What you will do »
Copy out the entries exactly, from the first line to the last.

☆ ☆ ☆

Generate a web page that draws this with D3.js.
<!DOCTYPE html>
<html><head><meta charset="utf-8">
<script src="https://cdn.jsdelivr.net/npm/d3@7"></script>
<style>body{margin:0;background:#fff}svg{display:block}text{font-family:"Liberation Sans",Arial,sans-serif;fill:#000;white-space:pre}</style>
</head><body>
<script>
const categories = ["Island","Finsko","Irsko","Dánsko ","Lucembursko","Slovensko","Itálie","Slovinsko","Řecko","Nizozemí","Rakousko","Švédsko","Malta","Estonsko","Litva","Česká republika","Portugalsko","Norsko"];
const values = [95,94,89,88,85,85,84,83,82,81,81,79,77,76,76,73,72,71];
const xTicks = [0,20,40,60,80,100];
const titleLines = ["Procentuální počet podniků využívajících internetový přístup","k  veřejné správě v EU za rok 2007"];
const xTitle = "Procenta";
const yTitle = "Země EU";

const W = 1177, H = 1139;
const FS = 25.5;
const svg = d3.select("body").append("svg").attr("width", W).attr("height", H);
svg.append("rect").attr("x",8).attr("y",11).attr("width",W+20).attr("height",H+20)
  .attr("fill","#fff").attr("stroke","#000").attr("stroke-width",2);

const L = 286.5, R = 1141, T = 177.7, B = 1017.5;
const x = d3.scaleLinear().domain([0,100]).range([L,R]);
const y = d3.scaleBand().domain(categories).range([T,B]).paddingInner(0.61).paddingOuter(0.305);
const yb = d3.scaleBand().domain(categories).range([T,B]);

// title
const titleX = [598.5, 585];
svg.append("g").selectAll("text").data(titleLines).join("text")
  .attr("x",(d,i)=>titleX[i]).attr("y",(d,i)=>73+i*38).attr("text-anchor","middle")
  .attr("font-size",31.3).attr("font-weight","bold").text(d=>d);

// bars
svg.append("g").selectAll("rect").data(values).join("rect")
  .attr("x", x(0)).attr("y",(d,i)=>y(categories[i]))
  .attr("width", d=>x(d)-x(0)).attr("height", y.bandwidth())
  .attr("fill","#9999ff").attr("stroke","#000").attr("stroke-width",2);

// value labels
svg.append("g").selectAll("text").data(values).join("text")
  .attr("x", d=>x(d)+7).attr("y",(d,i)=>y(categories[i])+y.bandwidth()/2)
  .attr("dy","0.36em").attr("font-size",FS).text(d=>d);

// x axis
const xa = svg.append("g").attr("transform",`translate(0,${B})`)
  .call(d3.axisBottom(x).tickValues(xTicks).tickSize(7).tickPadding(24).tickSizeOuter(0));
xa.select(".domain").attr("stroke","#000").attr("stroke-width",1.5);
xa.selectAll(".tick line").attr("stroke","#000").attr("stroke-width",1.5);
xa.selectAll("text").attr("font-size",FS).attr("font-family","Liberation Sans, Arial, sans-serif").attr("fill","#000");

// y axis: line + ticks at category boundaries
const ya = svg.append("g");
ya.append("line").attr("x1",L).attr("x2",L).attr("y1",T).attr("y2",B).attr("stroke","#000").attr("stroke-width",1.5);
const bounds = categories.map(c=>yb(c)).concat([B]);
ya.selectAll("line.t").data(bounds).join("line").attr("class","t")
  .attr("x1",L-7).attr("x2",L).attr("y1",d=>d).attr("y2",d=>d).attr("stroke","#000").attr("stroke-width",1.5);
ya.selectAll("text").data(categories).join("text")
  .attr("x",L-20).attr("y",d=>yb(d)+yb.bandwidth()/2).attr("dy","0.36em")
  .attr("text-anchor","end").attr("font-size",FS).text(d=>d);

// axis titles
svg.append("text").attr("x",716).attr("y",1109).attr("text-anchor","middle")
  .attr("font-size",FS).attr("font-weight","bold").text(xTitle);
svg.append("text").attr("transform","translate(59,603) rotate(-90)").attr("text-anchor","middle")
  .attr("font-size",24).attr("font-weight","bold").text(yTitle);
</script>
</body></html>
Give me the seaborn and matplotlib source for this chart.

☆ ☆ ☆

Answer to this exercise »
Generate a web page that draws this with D3.js.
<!DOCTYPE html>
<html><head><meta charset="utf-8">
<script src="https://cdn.jsdelivr.net/npm/d3@7"></script>
<style>body{margin:0;background:#fff}svg{display:block}text{font-family:"Liberation Sans",Arial,sans-serif;fill:#000;white-space:pre}</style>
</head><body>
<script>
const categories = ["Island","Finsko","Irsko","Dánsko ","Lucembursko","Slovensko","Itálie","Slovinsko","Řecko","Nizozemí","Rakousko","Švédsko","Malta","Estonsko","Litva","Česká republika","Portugalsko","Norsko"];
const values = [95,94,89,88,85,85,84,83,82,81,81,79,77,76,76,73,72,71];
const xTicks = [0,20,40,60,80,100];
const titleLines = ["Procentuální počet podniků využívajících internetový přístup","k  veřejné správě v EU za rok 2007"];
const xTitle = "Procenta";
const yTitle = "Země EU";

const W = 1177, H = 1139;
const FS = 25.5;
const svg = d3.select("body").append("svg").attr("width", W).attr("height", H);
svg.append("rect").attr("x",8).attr("y",11).attr("width",W+20).attr("height",H+20)
  .attr("fill","#fff").attr("stroke","#000").attr("stroke-width",2);

const L = 286.5, R = 1141, T = 177.7, B = 1017.5;
const x = d3.scaleLinear().domain([0,100]).range([L,R]);
const y = d3.scaleBand().domain(categories).range([T,B]).paddingInner(0.61).paddingOuter(0.305);
const yb = d3.scaleBand().domain(categories).range([T,B]);

// title
const titleX = [598.5, 585];
svg.append("g").selectAll("text").data(titleLines).join("text")
  .attr("x",(d,i)=>titleX[i]).attr("y",(d,i)=>73+i*38).attr("text-anchor","middle")
  .attr("font-size",31.3).attr("font-weight","bold").text(d=>d);

// bars
svg.append("g").selectAll("rect").data(values).join("rect")
  .attr("x", x(0)).attr("y",(d,i)=>y(categories[i]))
  .attr("width", d=>x(d)-x(0)).attr("height", y.bandwidth())
  .attr("fill","#9999ff").attr("stroke","#000").attr("stroke-width",2);

// value labels
svg.append("g").selectAll("text").data(values).join("text")
  .attr("x", d=>x(d)+7).attr("y",(d,i)=>y(categories[i])+y.bandwidth()/2)
  .attr("dy","0.36em").attr("font-size",FS).text(d=>d);

// x axis
const xa = svg.append("g").attr("transform",`translate(0,${B})`)
  .call(d3.axisBottom(x).tickValues(xTicks).tickSize(7).tickPadding(24).tickSizeOuter(0));
xa.select(".domain").attr("stroke","#000").attr("stroke-width",1.5);
xa.selectAll(".tick line").attr("stroke","#000").attr("stroke-width",1.5);
xa.selectAll("text").attr("font-size",FS).attr("font-family","Liberation Sans, Arial, sans-serif").attr("fill","#000");

// y axis: line + ticks at category boundaries
const ya = svg.append("g");
ya.append("line").attr("x1",L).attr("x2",L).attr("y1",T).attr("y2",B).attr("stroke","#000").attr("stroke-width",1.5);
const bounds = categories.map(c=>yb(c)).concat([B]);
ya.selectAll("line.t").data(bounds).join("line").attr("class","t")
  .attr("x1",L-7).attr("x2",L).attr("y1",d=>d).attr("y2",d=>d).attr("stroke","#000").attr("stroke-width",1.5);
ya.selectAll("text").data(categories).join("text")
  .attr("x",L-20).attr("y",d=>yb(d)+yb.bandwidth()/2).attr("dy","0.36em")
  .attr("text-anchor","end").attr("font-size",FS).text(d=>d);

// axis titles
svg.append("text").attr("x",716).attr("y",1109).attr("text-anchor","middle")
  .attr("font-size",FS).attr("font-weight","bold").text(xTitle);
svg.append("text").attr("transform","translate(59,603) rotate(-90)").attr("text-anchor","middle")
  .attr("font-size",24).attr("font-weight","bold").text(yTitle);
</script>
</body></html>
Give me the seaborn and matplotlib source for this chart.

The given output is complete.